The word, translated purged, depicts what happens when some defiling filth is completely obliterated, as if it were never there in the first place. This is important, because without that understanding it is possible to think that Christ's shed blood in payment for sin can somehow, and in some way, be undone. We can mistakenly and tragically believe that once saved, we can render Jesus' work on the Cross moot and ineffective.

That is blasphemy.

Think about it. How can we mere mortals, created beings, negate an act of God? If we, collectively and individually, are powerless against natural phenomena deemed acts of God, like earthquakes, tsunamis, tornados, hurricanes, volcanoes and the like, how could we possibly attribute to ourselves the ability to undo the Crucifiction of Christ?

Granted, we human beings have a distorted species self-image. We think we are something. Even those of us who ironically believe that humanity is the scourge of the earth, do so because they operate under the illusion of human power. Their misguided notion is that humans control the destiny of the planet, despite the fact that all history indicates otherwise.

Here's what humanity willingly denies: God is in control. Even most Monotheists, excluding Biblical Christians, believe that humans actively impact ultimate destiny. This is absurd. It would be like a person standing on the shore of the sea as a tsunami approaches, thinking that they could stem the tide.

Now there are two mistakes that can be made regarding Divine Determinism (an academic label for God's absolute Sovereignty). The first is that nothing we do actually matters, and the second is its converse, we can do anything we want once saved.

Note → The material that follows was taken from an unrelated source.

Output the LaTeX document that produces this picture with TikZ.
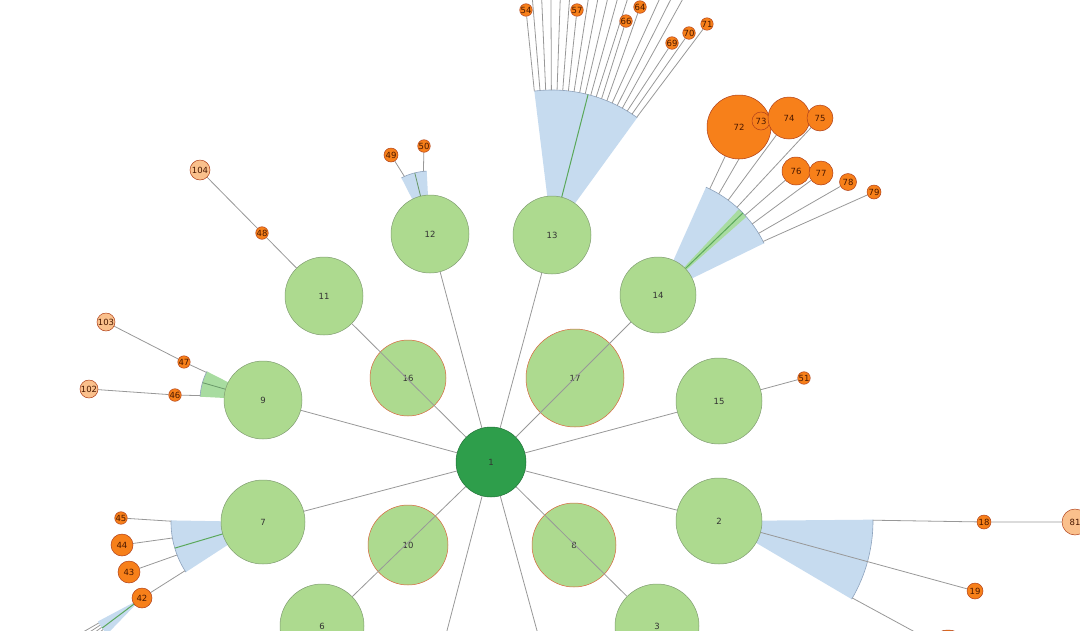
\documentclass[tikz,border=0pt]{standalone}
\usepackage{fontspec}
\setmainfont{DejaVu Sans}

\definecolor{nodegreen}{HTML}{ADDA8F}
\definecolor{nodeedge}{HTML}{7F9C70}
\definecolor{ringedge}{HTML}{D8643C}
\definecolor{rootgreen}{HTML}{2E9E4B}
\definecolor{rootedge}{HTML}{1F7035}
\definecolor{leaforange}{HTML}{F7801A}
\definecolor{leafpale}{HTML}{FAC08C}
\definecolor{leafedge}{HTML}{B0401A}
\definecolor{leaftext}{HTML}{4A1800}
\definecolor{fanblue}{HTML}{C6DBEF}
\definecolor{fangreen}{HTML}{A8DCA0}
\definecolor{rimgray}{HTML}{8EA3BD}
\definecolor{stemgreen}{HTML}{5AA85A}
\definecolor{linkgray}{HTML}{989898}

\pgfdeclarelayer{fans}
\pgfdeclarelayer{links}
\pgfsetlayers{fans,links,main}

\tikzset{
  every node/.style={font=\fontsize{8.5}{9}\selectfont, text=black!80},
  vert/.style={circle, inner sep=0pt, minimum size=2*#1, line width=0.5pt},
  gnode/.style={vert=#1, fill=nodegreen, draw=nodeedge},
  ringnode/.style={vert=#1, fill=nodegreen, draw=ringedge},
  rootnode/.style={vert=#1, fill=rootgreen, draw=rootedge},
  leaf/.style={vert=#1, fill=leaforange, draw=leafedge, text=leaftext},
  paleleaf/.style={vert=#1, fill=leafpale, draw=leafedge, text=leaftext},
  link/.style={draw=linkgray, line width=0.8pt},
  fan/.style={fill=fanblue},
  greenfan/.style={fill=fangreen},
  fanrim/.style={draw=rimgray, line width=0.6pt},
  stem/.style={draw=stemgreen, line width=1pt},
}

\begin{document}
\begin{tikzpicture}[x=1pt,y=-1pt]
    \useasboundingbox (0,0) rectangle (1080,630);
    % tree nodes
    \node[rootnode=35] (n1) at (491,462) {1};
    \node[gnode=43] (n2) at (719,521) {2};
    \node[gnode=42] (n3) at (657,626) {3};
    \node[gnode=42] (n6) at (322,626) {6};
    \node[gnode=42] (n7) at (263,522) {7};
    \node[gnode=39] (n9) at (263,400) {9};
    \node[gnode=39] (n11) at (324,296) {11};
    \node[gnode=39] (n12) at (430,234) {12};
    \node[gnode=39] (n13) at (552,235) {13};
    \node[gnode=38] (n14) at (658,295) {14};
    \node[gnode=43] (n15) at (719,401) {15};
    \coordinate (n4) at (425,715);
    \coordinate (n5) at (560,715);
    %
    \node[leaf=7] (n18) at (984,522) {18};
    \node[leaf=8] (n19) at (975,591) {19};
    \node[leaf=20] (n20) at (948,650) {};
    \node[paleleaf=13] (n81) at (1075,522) {81};
    %
    \node[leaf=10] (n42) at (142,598) {42};
    \node[leaf=11] (n43) at (129,572) {43};
    \node[leaf=11] (n44) at (122,545) {44};
    \node[leaf=5] (n45) at (121,518) {45};
    \node[leaf=6] (n46) at (175,395) {46};
    \node[leaf=6] (n47) at (184,362) {47};
    \node[paleleaf=9] (n102) at (89,389) {102};
    \node[paleleaf=9] (n103) at (106,322) {103};
    \node[leaf=6] (n48) at (262,233) {48};
    \node[paleleaf=10] (n104) at (200,170) {104};
    \node[leaf=7] (n49) at (391,155) {49};
    \node[leaf=6] (n50) at (424,146) {50};
    \node[leaf=6] (n51) at (804,378) {51};
    %
    \node[leaf=4] (n54) at (526,10) {54};
    \node[leaf=4] (n57) at (577,10) {57};
    \node[leaf=4] (n66) at (626,21) {66};
    \node[leaf=4] (n64) at (640,7) {64};
    \node[leaf=4] (n69) at (672,43) {69};
    \node[leaf=4] (n70) at (689,33) {70};
    \node[leaf=4] (n71) at (707,24) {71};
    %
    \node[leaf=32] (n72) at (739,127) {72};
    \node[leaf=9] (n73) at (761,121) {73};
    \node[leaf=21] (n74) at (789,118) {74};
    \node[leaf=13] (n75) at (820,118) {75};
    \node[leaf=14] (n76) at (796,171) {76};
    \node[leaf=12] (n77) at (821,173) {77};
    \node[leaf=8.5] (n78) at (848,182) {78};
    \node[leaf=7] (n79) at (874,192) {79};
    %
    \begin{pgfonlayer}{fans}
    \node[ringnode=38] (n16) at (408,378) {16};
    \node[ringnode=49] (n17) at (575,378) {17};
    \node[ringnode=40] (n10) at (408,545) {10};
    \node[ringnode=42] (n8) at (574,545) {8};
    % fan of 13
    \fill[fan] (n13.center) -- ++(-97:145) arc[start angle=-97, end angle=-54, radius=145] -- cycle;
    \draw[fanrim] ([shift={(-97:145)}]n13.center) arc[start angle=-97, end angle=-54, radius=145];
    \draw[stem] (n13.center) -- ++(-75.6:145);
    % fan of 14
    \fill[fan] (n14.center) -- ++(-66:118) arc[start angle=-66, end angle=-26, radius=118] -- cycle;
    \fill[greenfan] (n14.center) -- ++(-46.7:118) arc[start angle=-46.7, end angle=-41.5, radius=118] -- cycle;
    \draw[fanrim] ([shift={(-66:118)}]n14.center) arc[start angle=-66, end angle=-26, radius=118];
    \draw[stem] (n14.center) -- ++(-44:118);
    % fan of 12
    \fill[fan] (n12.center) -- ++(-93:63) arc[start angle=-93, end angle=-117, radius=63] -- cycle;
    \draw[fanrim] ([shift={(-93:63)}]n12.center) arc[start angle=-93, end angle=-117, radius=63];
    \draw[link, draw=stemgreen!60!gray] (n12.center) -- ++(-104:63);
    % fan of 9
    \fill[greenfan] (n9.center) -- ++(-153:63) arc[start angle=-153, end angle=-177, radius=63] -- cycle;
    \draw[fanrim] ([shift={(-153:63)}]n9.center) arc[start angle=-153, end angle=-177, radius=63];
    \draw[link, draw=stemgreen!60!gray] (n9.center) -- ++(-164:63);
    % fan of 7
    \fill[fan] (n7.center) -- ++(-179:92) arc[start angle=-179, end angle=-213, radius=92] -- cycle;
    \draw[fanrim] ([shift={(-179:92)}]n7.center) arc[start angle=-179, end angle=-213, radius=92];
    \draw[stem] (n7.center) -- ++(-196.5:92);
    % fan of 42
    \fill[fan] (n42.center) -- ++(-208:50) arc[start angle=-208, end angle=-226, radius=50] -- cycle;
    \draw[stem] (n42.center) -- ++(-217:50);
    % fan of 2
    \fill[fan] (n2.center) -- ++(-0.5:154) arc[start angle=-0.5, end angle=30.5, radius=154] -- cycle;
    \draw[fanrim] ([shift={(-0.5:154)}]n2.center) arc[start angle=-0.5, end angle=30.5, radius=154];
    \end{pgfonlayer}
    %
    \begin{pgfonlayer}{links}
    \draw[link] (n1) -- (n2);
    \draw[link] (n1) -- (n3);
    \draw[link] (n1) -- (n4);
    \draw[link] (n1) -- (n5);
    \draw[link] (n1) -- (n6);
    \draw[link] (n1) -- (n7);
    \draw[link] (n1) -- (n9);
    \draw[link] (n1) -- (n11);
    \draw[link] (n1) -- (n12);
    \draw[link] (n1) -- (n13);
    \draw[link] (n1) -- (n14);
    \draw[link] (n1) -- (n15);
    %
    \draw[link] (n2) -- (n19);
    \draw[link] ([shift={(-0.3:154)}]n2.center) -- (n18) -- (n81);
    \draw[link] ([shift={(30:154)}]n2.center) -- (n20);
    \draw[link] (n11) -- (n48) -- (n104);
    \draw[link] (n15) -- (n51);
    \draw[link] ([shift={(-154:63)}]n9.center) -- (n47) -- (n103);
    \draw[link] ([shift={(-176:63)}]n9.center) -- (n46) -- (n102);
    \draw[link] ([shift={(-114:63)}]n12.center) -- (n49);
    \draw[link] ([shift={(-96:63)}]n12.center) -- (n50);
    %
    \draw[link] ([shift={(-179.5:92)}]n7.center) -- (n45);
    \draw[link] ([shift={(-190:92)}]n7.center) -- (n44);
    \draw[link] ([shift={(-201:92)}]n7.center) -- (n43);
    \draw[link] ([shift={(-212:92)}]n7.center) -- (n42);
    \foreach \a in {210,213,216,219,222,225}
        \draw[link] ([shift={(-\a:50)}]n42.center) -- ([shift={(-\a:130)}]n42.center);
    %
    \foreach \a in {94.75,92.5,90.25,88,85.75,81.25,79,76.75,74.5,72.25,65.5,63.25,61}
        \draw[link] ([shift={(-\a:145)}]n13.center) -- ([shift={(-\a:290)}]n13.center);
    \foreach \a/\n in {97/54,83.5/57,70/66,67.75/64,58.75/69,56.5/70,54.25/71}
        \draw[link] ([shift={(-\a:145)}]n13.center) -- (n\n);
    %
    \foreach \a/\n in {64/72,59/73,53.5/74,48/75,42.5/76,37/77,31.5/78,27/79}
        \draw[link] ([shift={(-\a:118)}]n14.center) -- (n\n);
    \end{pgfonlayer}
\end{tikzpicture}
\end{document}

The first proposition would only be true if God chose not to use human beings to further His divine purposes. This is clearly not the case. One of the miraculous competencies of God is that He carries out His plans in the midst of human free will, and He does so by orchestrating trillions of threads of activity in order to bring about the outcome He desires, and has purposed before time began. And He does so while still maintaining His gift to us of free moral agency. You try that for even a half-hour a see how far you get.

That He has condescended to allow us, His creatures, to participate in His foreordained outcomes is a gracious gift. Our prayers, our actions, our intentions have impact. Often, it is those very activities that bring about His results. And then He rewards us for them as if we did all the work. The Book of Esther brings this point home beautifully. Mordecai says to his niece, in effect, if you don't approach the King, God will raise up someone else to save His people, but it is likely that your entire life was orchestrated for such a time as this.

The second propositional error, that we have liberty to do whatever we want once saved because we are secure no matter what, is based on faulty logic. By definition, salvation involves regeneration, being made a new creation in Christ. We are changed existentially, meaning that we are no longer of the same nature we were before. The Bible describes this as our old nature having been crucified with Christ, with our new nature reborn in Him.

Our essential being is different as Christians. The thoughts and intents of our hearts are no longer the same. What was obscured before is made clear. What seemed natural before is now alien. That which was right in our own eyes, we now judge through His eyes, having His wisdom. And we are fundamentally different.

If we don't act according to our new nature, if we continue consciously, arrogantly, joyfully, pre-meditatively, practicing sin, then the evidence indicates that we are not changed, and are not His. If the old ways are our preferred ways, then simply put, we are not saved, and we have no reason to be assured of anything except damnation.

In other words, we have not been purged. We have rejected the only remedy for our incurable affliction, and we will die in our sin.

Christ did what He did on the Cross out of love. He was able to accomplish that work because of who He is, the magnificent, beneficent Savior. 

To reject Him is to reject life and embrace death.